• **Exercise goal**: Without the pictures, repeat the listing character for character.

• **Excerpted data**:
* Begin *
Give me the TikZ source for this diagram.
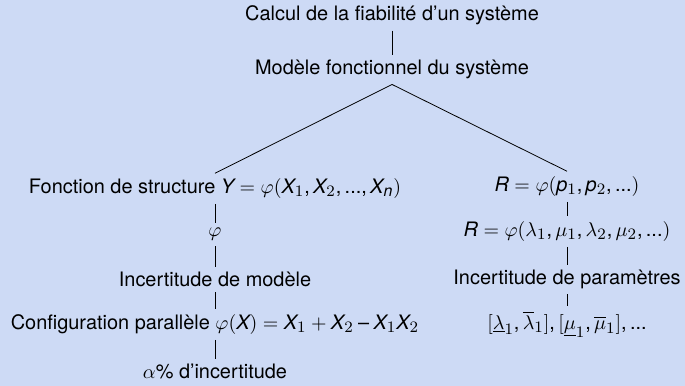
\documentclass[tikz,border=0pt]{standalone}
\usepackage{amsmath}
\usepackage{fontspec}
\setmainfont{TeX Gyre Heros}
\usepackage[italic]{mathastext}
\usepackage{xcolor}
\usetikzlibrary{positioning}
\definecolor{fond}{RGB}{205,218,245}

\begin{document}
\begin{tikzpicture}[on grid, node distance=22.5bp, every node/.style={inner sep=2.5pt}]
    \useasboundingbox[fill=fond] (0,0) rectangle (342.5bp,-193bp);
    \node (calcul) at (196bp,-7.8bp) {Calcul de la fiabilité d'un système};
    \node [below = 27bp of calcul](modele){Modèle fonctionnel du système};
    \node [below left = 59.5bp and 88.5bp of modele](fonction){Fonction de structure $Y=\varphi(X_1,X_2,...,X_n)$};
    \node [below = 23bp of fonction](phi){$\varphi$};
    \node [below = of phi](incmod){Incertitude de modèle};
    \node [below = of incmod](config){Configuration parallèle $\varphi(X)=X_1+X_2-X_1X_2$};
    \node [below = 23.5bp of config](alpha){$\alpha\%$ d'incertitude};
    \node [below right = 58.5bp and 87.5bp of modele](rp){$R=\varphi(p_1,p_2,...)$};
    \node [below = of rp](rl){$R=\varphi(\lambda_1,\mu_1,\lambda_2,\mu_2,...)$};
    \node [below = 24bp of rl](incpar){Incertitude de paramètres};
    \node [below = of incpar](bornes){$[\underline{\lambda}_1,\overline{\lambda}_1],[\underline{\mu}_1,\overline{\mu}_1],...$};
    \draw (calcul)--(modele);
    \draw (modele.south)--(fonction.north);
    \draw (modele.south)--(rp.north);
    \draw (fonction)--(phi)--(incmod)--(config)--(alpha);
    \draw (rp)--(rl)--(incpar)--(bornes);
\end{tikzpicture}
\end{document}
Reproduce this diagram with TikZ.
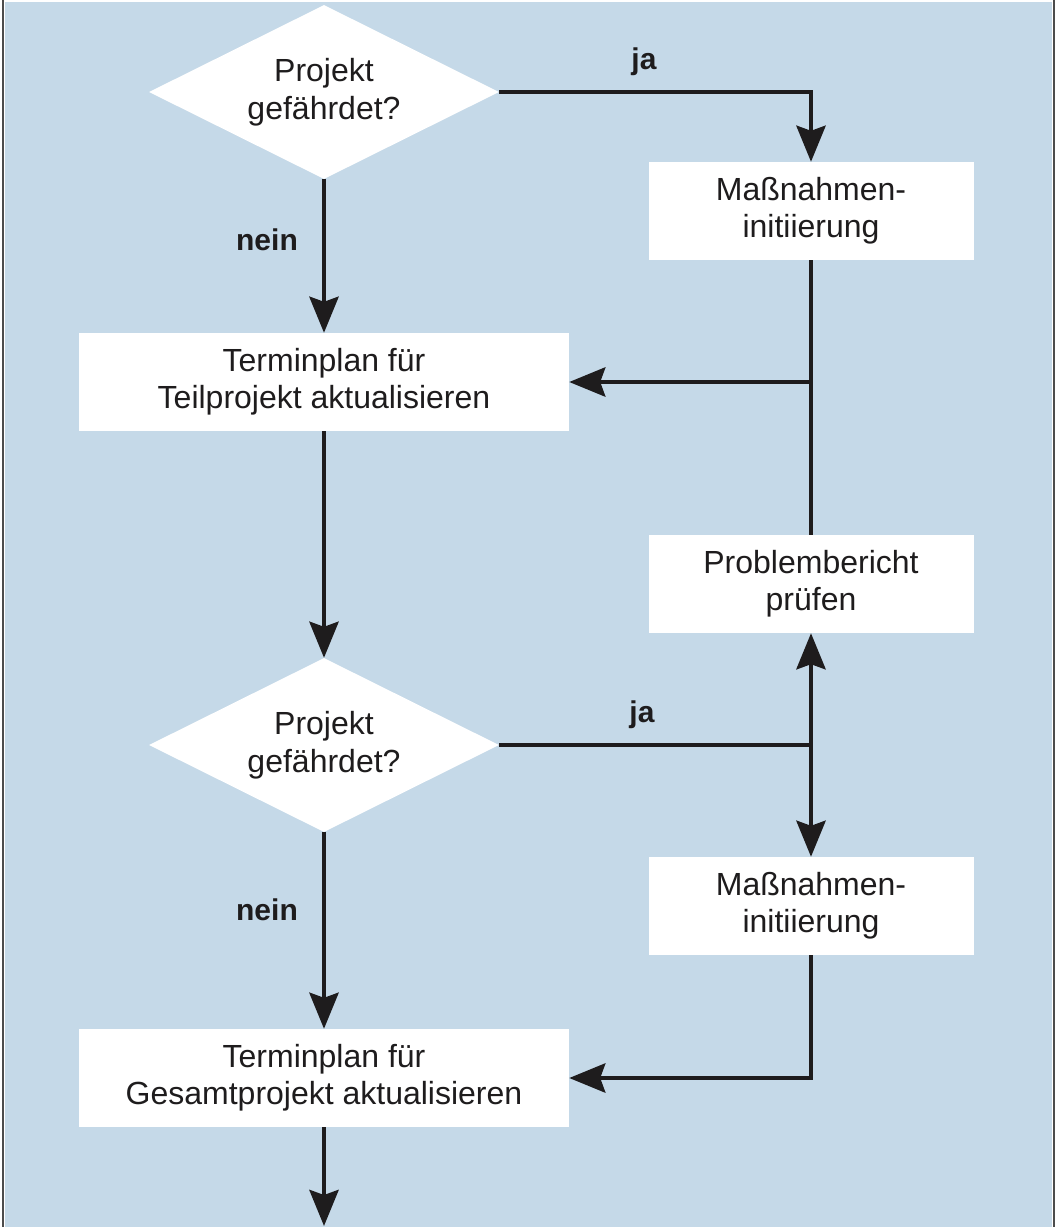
* End *
• **Solution to this task**:
Give me the TikZ source for this diagram.
\documentclass[tikz,border=0pt]{standalone}
\usepackage{amsmath}
\usepackage{fontspec}
\setmainfont{TeX Gyre Heros}
\usepackage[italic]{mathastext}
\usepackage{xcolor}
\usetikzlibrary{positioning}
\definecolor{fond}{RGB}{205,218,245}

\begin{document}
\begin{tikzpicture}[on grid, node distance=22.5bp, every node/.style={inner sep=2.5pt}]
    \useasboundingbox[fill=fond] (0,0) rectangle (342.5bp,-193bp);
    \node (calcul) at (196bp,-7.8bp) {Calcul de la fiabilité d'un système};
    \node [below = 27bp of calcul](modele){Modèle fonctionnel du système};
    \node [below left = 59.5bp and 88.5bp of modele](fonction){Fonction de structure $Y=\varphi(X_1,X_2,...,X_n)$};
    \node [below = 23bp of fonction](phi){$\varphi$};
    \node [below = of phi](incmod){Incertitude de modèle};
    \node [below = of incmod](config){Configuration parallèle $\varphi(X)=X_1+X_2-X_1X_2$};
    \node [below = 23.5bp of config](alpha){$\alpha\%$ d'incertitude};
    \node [below right = 58.5bp and 87.5bp of modele](rp){$R=\varphi(p_1,p_2,...)$};
    \node [below = of rp](rl){$R=\varphi(\lambda_1,\mu_1,\lambda_2,\mu_2,...)$};
    \node [below = 24bp of rl](incpar){Incertitude de paramètres};
    \node [below = of incpar](bornes){$[\underline{\lambda}_1,\overline{\lambda}_1],[\underline{\mu}_1,\overline{\mu}_1],...$};
    \draw (calcul)--(modele);
    \draw (modele.south)--(fonction.north);
    \draw (modele.south)--(rp.north);
    \draw (fonction)--(phi)--(incmod)--(config)--(alpha);
    \draw (rp)--(rl)--(incpar)--(bornes);
\end{tikzpicture}
\end{document}
Reproduce this diagram with TikZ.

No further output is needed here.